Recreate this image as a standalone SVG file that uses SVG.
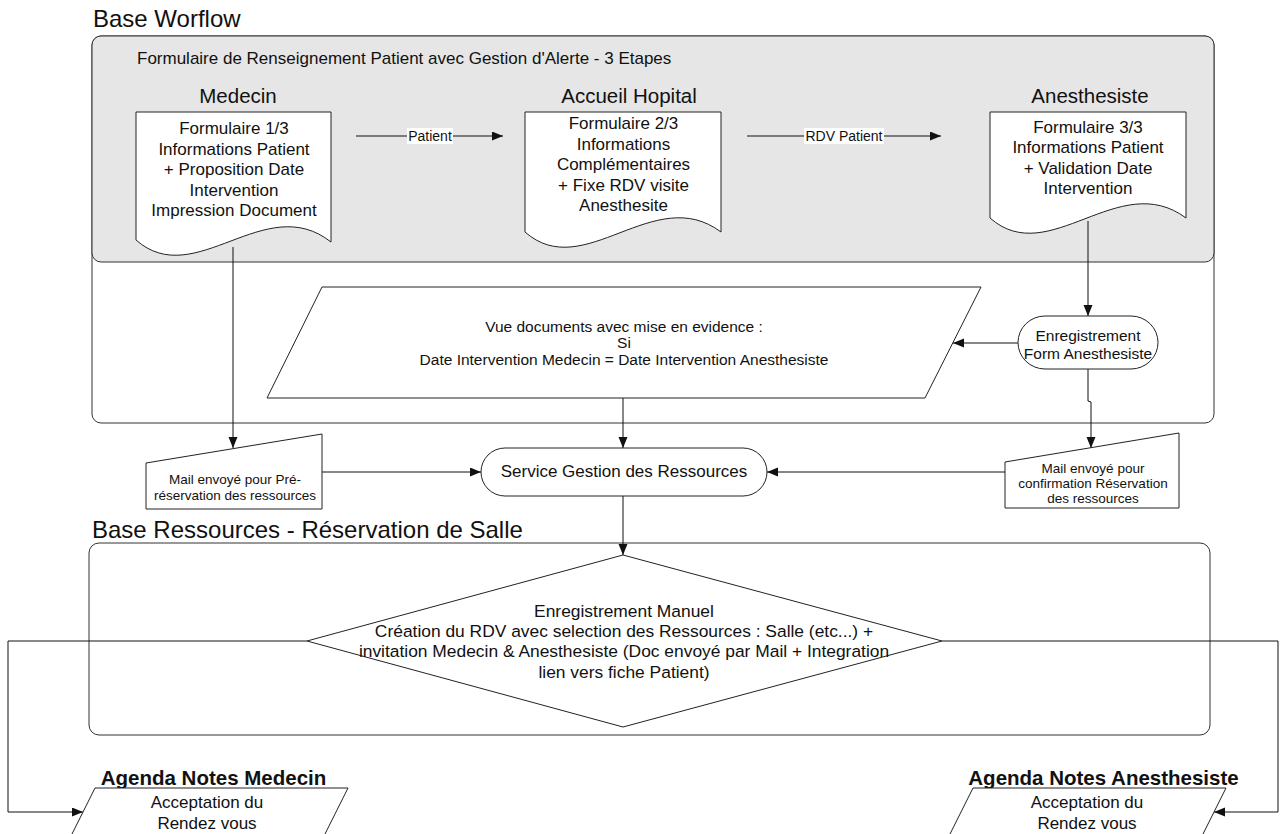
<svg xmlns="http://www.w3.org/2000/svg" width="1286" height="834" viewBox="0 0 1286 834">
<style>
text{font-family:"Liberation Sans",Arial,sans-serif;fill:#111}
.t{font-size:24px}
.h{font-size:20.5px;text-anchor:middle}
.d{font-size:17px;text-anchor:middle}
.dm{font-size:17.4px;text-anchor:middle}
.m{font-size:13.5px;text-anchor:middle}
.s{font-size:15.5px;text-anchor:middle}
.l{font-size:14px;text-anchor:middle}
.b{font-size:20.5px;font-weight:bold;text-anchor:middle}
.shape{fill:#fff;stroke:#222;stroke-width:1}
.ln{fill:none;stroke:#111;stroke-width:1}
.arr{marker-end:url(#ah)}
</style>
<defs>
<marker id="ah" markerUnits="userSpaceOnUse" markerWidth="12" markerHeight="10" refX="11" refY="4.5" orient="auto">
<path d="M0,0 L11,4.5 L0,9 z" fill="#111"/>
</marker>
</defs>
<rect width="1286" height="834" fill="#fff"/>

<g id="containers">
<text class="t" x="93" y="27">Base Worflow</text>
<rect x="92" y="36" width="1122" height="387" rx="9" fill="#fff" stroke="#333"/>
<rect x="92" y="36" width="1122" height="226" rx="9" fill="#e6e6e6" stroke="#333"/>
<text x="137" y="64" style="font-size:17px">Formulaire de Renseignement Patient avec Gestion d'Alerte - 3 Etapes</text>
<text class="t" x="92" y="538">Base Ressources - Réservation de Salle</text>
<rect x="89" y="543" width="1121" height="192" rx="10" fill="#fff" stroke="#333"/>
</g>

<g id="connectors">
<line class="ln arr" x1="356" y1="136" x2="503" y2="136"/>
<rect x="407" y="128" width="46" height="16" fill="#fff"/>
<text class="l" x="430" y="141">Patient</text>
<line class="ln arr" x1="747" y1="136" x2="941" y2="136"/>
<rect x="804" y="128" width="80" height="16" fill="#fff"/>
<text class="l" x="844" y="141">RDV Patient</text>
<line class="ln arr" x1="233" y1="247" x2="233" y2="448"/>
<line class="ln arr" x1="1088" y1="221" x2="1088" y2="316"/>
<line class="ln arr" x1="1018" y1="343" x2="953" y2="343"/>
<polyline class="ln arr" points="1088,369 1088,401 1091,402 1091,448"/>
<line class="ln arr" x1="623" y1="398" x2="623" y2="448"/>
<line class="ln arr" x1="322" y1="472" x2="481" y2="472"/>
<line class="ln arr" x1="1005" y1="472" x2="767" y2="472"/>
<line class="ln arr" x1="623" y1="496" x2="623" y2="555"/>
<polyline class="ln arr" points="307,641 8,641 8,812 83,812"/>
<polyline class="ln arr" points="942,641 1278,641 1278,812 1214,812"/>
</g>

<g id="medecin">
<text class="h" x="238" y="103">Medecin</text>
<path class="shape" d="M136,112 H331 V242 C265,190 195,292 136,240 Z"/>
<text class="d" x="234" y="134">Formulaire 1/3</text>
<text class="d" x="234" y="154.5">Informations Patient</text>
<text class="d" x="234" y="175">+ Proposition Date</text>
<text class="d" x="234" y="195.5">Intervention</text>
<text class="d" x="234" y="216">Impression Document</text>
</g>

<g id="accueil">
<text class="h" x="629" y="103">Accueil Hopital</text>
<path class="shape" d="M525,112 H721 V232 C654,182 584,284 525,232 Z"/>
<text class="d" x="623.5" y="129">Formulaire 2/3</text>
<text class="d" x="623.5" y="149.5">Informations</text>
<text class="d" x="623.5" y="170">Complémentaires</text>
<text class="d" x="623.5" y="190.5">+ Fixe RDV visite</text>
<text class="d" x="623.5" y="211">Anesthesite</text>
</g>

<g id="anesthesiste">
<text class="h" x="1090" y="103">Anesthesiste</text>
<path class="shape" d="M990,112 H1186 V218 C1119,168 1049,270 990,218 Z"/>
<text class="d" x="1088" y="132.5">Formulaire 3/3</text>
<text class="d" x="1088" y="153">Informations Patient</text>
<text class="d" x="1088" y="173.5">+ Validation Date</text>
<text class="d" x="1088" y="194">Intervention</text>
</g>

<g id="enregistrement">
<rect class="shape" x="1018" y="316" width="140" height="53" rx="27" ry="26.5"/>
<text class="s" x="1088" y="340.5">Enregistrement</text>
<text class="s" x="1088" y="358.5">Form Anesthesiste</text>
</g>

<g id="vue-documents">
<polygon class="shape" points="322,287 981,287 925,398 267,398"/>
<text class="s" x="624" y="331.5">Vue documents avec mise en evidence :</text>
<text class="s" x="624" y="348">Si</text>
<text class="s" x="624" y="364.5">Date Intervention Medecin = Date Intervention Anesthesiste</text>
</g>

<g id="mail-pre">
<polygon class="shape" points="146,463 322,434 322,509 146,509"/>
<text class="m" x="235" y="484">Mail envoyé pour Pré-</text>
<text class="m" x="235" y="499.5">réservation des ressources</text>
</g>

<g id="service">
<rect class="shape" x="481" y="448" width="286" height="48" rx="24"/>
<text class="d" x="624" y="477">Service Gestion des Ressources</text>
</g>

<g id="mail-confirm">
<polygon class="shape" points="1005,462 1179,433 1179,508 1005,508"/>
<text class="m" x="1093" y="473">Mail envoyé pour</text>
<text class="m" x="1093" y="488">confirmation Réservation</text>
<text class="m" x="1093" y="503">des ressources</text>
</g>

<g id="enregistrement-manuel">
<polygon class="shape" points="623,555 942,641 623,727 307,641"/>
<text class="dm" x="624" y="617">Enregistrement Manuel</text>
<text class="dm" x="624" y="637">Création du RDV avec selection des Ressources : Salle (etc...) +</text>
<text class="dm" x="624" y="657">invitation Medecin &amp; Anesthesiste (Doc envoyé par Mail + Integration</text>
<text class="dm" x="624" y="677.5">lien vers fiche Patient)</text>
</g>

<g id="agenda-medecin">
<text class="b" x="213.5" y="785">Agenda Notes Medecin</text>
<polygon class="shape" points="95,788 348,788 312,860 59,860"/>
<text class="d" x="207" y="808">Acceptation du</text>
<text class="d" x="207" y="829">Rendez vous</text>
</g>

<g id="agenda-anesthesiste">
<text class="b" x="1103.5" y="785">Agenda Notes Anesthesiste</text>
<polygon class="shape" points="973,788 1226,788 1190,860 937,860"/>
<text class="d" x="1087" y="808">Acceptation du</text>
<text class="d" x="1087" y="829">Rendez vous</text>
</g>
</svg>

# Objective
Take the listing above and print it exactly, apart from the pictures.

# Exercise answer
Recreate this image as a standalone SVG file that uses SVG.
<svg xmlns="http://www.w3.org/2000/svg" width="1286" height="834" viewBox="0 0 1286 834">
<style>
text{font-family:"Liberation Sans",Arial,sans-serif;fill:#111}
.t{font-size:24px}
.h{font-size:20.5px;text-anchor:middle}
.d{font-size:17px;text-anchor:middle}
.dm{font-size:17.4px;text-anchor:middle}
.m{font-size:13.5px;text-anchor:middle}
.s{font-size:15.5px;text-anchor:middle}
.l{font-size:14px;text-anchor:middle}
.b{font-size:20.5px;font-weight:bold;text-anchor:middle}
.shape{fill:#fff;stroke:#222;stroke-width:1}
.ln{fill:none;stroke:#111;stroke-width:1}
.arr{marker-end:url(#ah)}
</style>
<defs>
<marker id="ah" markerUnits="userSpaceOnUse" markerWidth="12" markerHeight="10" refX="11" refY="4.5" orient="auto">
<path d="M0,0 L11,4.5 L0,9 z" fill="#111"/>
</marker>
</defs>
<rect width="1286" height="834" fill="#fff"/>

<g id="containers">
<text class="t" x="93" y="27">Base Worflow</text>
<rect x="92" y="36" width="1122" height="387" rx="9" fill="#fff" stroke="#333"/>
<rect x="92" y="36" width="1122" height="226" rx="9" fill="#e6e6e6" stroke="#333"/>
<text x="137" y="64" style="font-size:17px">Formulaire de Renseignement Patient avec Gestion d'Alerte - 3 Etapes</text>
<text class="t" x="92" y="538">Base Ressources - Réservation de Salle</text>
<rect x="89" y="543" width="1121" height="192" rx="10" fill="#fff" stroke="#333"/>
</g>

<g id="connectors">
<line class="ln arr" x1="356" y1="136" x2="503" y2="136"/>
<rect x="407" y="128" width="46" height="16" fill="#fff"/>
<text class="l" x="430" y="141">Patient</text>
<line class="ln arr" x1="747" y1="136" x2="941" y2="136"/>
<rect x="804" y="128" width="80" height="16" fill="#fff"/>
<text class="l" x="844" y="141">RDV Patient</text>
<line class="ln arr" x1="233" y1="247" x2="233" y2="448"/>
<line class="ln arr" x1="1088" y1="221" x2="1088" y2="316"/>
<line class="ln arr" x1="1018" y1="343" x2="953" y2="343"/>
<polyline class="ln arr" points="1088,369 1088,401 1091,402 1091,448"/>
<line class="ln arr" x1="623" y1="398" x2="623" y2="448"/>
<line class="ln arr" x1="322" y1="472" x2="481" y2="472"/>
<line class="ln arr" x1="1005" y1="472" x2="767" y2="472"/>
<line class="ln arr" x1="623" y1="496" x2="623" y2="555"/>
<polyline class="ln arr" points="307,641 8,641 8,812 83,812"/>
<polyline class="ln arr" points="942,641 1278,641 1278,812 1214,812"/>
</g>

<g id="medecin">
<text class="h" x="238" y="103">Medecin</text>
<path class="shape" d="M136,112 H331 V242 C265,190 195,292 136,240 Z"/>
<text class="d" x="234" y="134">Formulaire 1/3</text>
<text class="d" x="234" y="154.5">Informations Patient</text>
<text class="d" x="234" y="175">+ Proposition Date</text>
<text class="d" x="234" y="195.5">Intervention</text>
<text class="d" x="234" y="216">Impression Document</text>
</g>

<g id="accueil">
<text class="h" x="629" y="103">Accueil Hopital</text>
<path class="shape" d="M525,112 H721 V232 C654,182 584,284 525,232 Z"/>
<text class="d" x="623.5" y="129">Formulaire 2/3</text>
<text class="d" x="623.5" y="149.5">Informations</text>
<text class="d" x="623.5" y="170">Complémentaires</text>
<text class="d" x="623.5" y="190.5">+ Fixe RDV visite</text>
<text class="d" x="623.5" y="211">Anesthesite</text>
</g>

<g id="anesthesiste">
<text class="h" x="1090" y="103">Anesthesiste</text>
<path class="shape" d="M990,112 H1186 V218 C1119,168 1049,270 990,218 Z"/>
<text class="d" x="1088" y="132.5">Formulaire 3/3</text>
<text class="d" x="1088" y="153">Informations Patient</text>
<text class="d" x="1088" y="173.5">+ Validation Date</text>
<text class="d" x="1088" y="194">Intervention</text>
</g>

<g id="enregistrement">
<rect class="shape" x="1018" y="316" width="140" height="53" rx="27" ry="26.5"/>
<text class="s" x="1088" y="340.5">Enregistrement</text>
<text class="s" x="1088" y="358.5">Form Anesthesiste</text>
</g>

<g id="vue-documents">
<polygon class="shape" points="322,287 981,287 925,398 267,398"/>
<text class="s" x="624" y="331.5">Vue documents avec mise en evidence :</text>
<text class="s" x="624" y="348">Si</text>
<text class="s" x="624" y="364.5">Date Intervention Medecin = Date Intervention Anesthesiste</text>
</g>

<g id="mail-pre">
<polygon class="shape" points="146,463 322,434 322,509 146,509"/>
<text class="m" x="235" y="484">Mail envoyé pour Pré-</text>
<text class="m" x="235" y="499.5">réservation des ressources</text>
</g>

<g id="service">
<rect class="shape" x="481" y="448" width="286" height="48" rx="24"/>
<text class="d" x="624" y="477">Service Gestion des Ressources</text>
</g>

<g id="mail-confirm">
<polygon class="shape" points="1005,462 1179,433 1179,508 1005,508"/>
<text class="m" x="1093" y="473">Mail envoyé pour</text>
<text class="m" x="1093" y="488">confirmation Réservation</text>
<text class="m" x="1093" y="503">des ressources</text>
</g>

<g id="enregistrement-manuel">
<polygon class="shape" points="623,555 942,641 623,727 307,641"/>
<text class="dm" x="624" y="617">Enregistrement Manuel</text>
<text class="dm" x="624" y="637">Création du RDV avec selection des Ressources : Salle (etc...) +</text>
<text class="dm" x="624" y="657">invitation Medecin &amp; Anesthesiste (Doc envoyé par Mail + Integration</text>
<text class="dm" x="624" y="677.5">lien vers fiche Patient)</text>
</g>

<g id="agenda-medecin">
<text class="b" x="213.5" y="785">Agenda Notes Medecin</text>
<polygon class="shape" points="95,788 348,788 312,860 59,860"/>
<text class="d" x="207" y="808">Acceptation du</text>
<text class="d" x="207" y="829">Rendez vous</text>
</g>

<g id="agenda-anesthesiste">
<text class="b" x="1103.5" y="785">Agenda Notes Anesthesiste</text>
<polygon class="shape" points="973,788 1226,788 1190,860 937,860"/>
<text class="d" x="1087" y="808">Acceptation du</text>
<text class="d" x="1087" y="829">Rendez vous</text>
</g>
</svg>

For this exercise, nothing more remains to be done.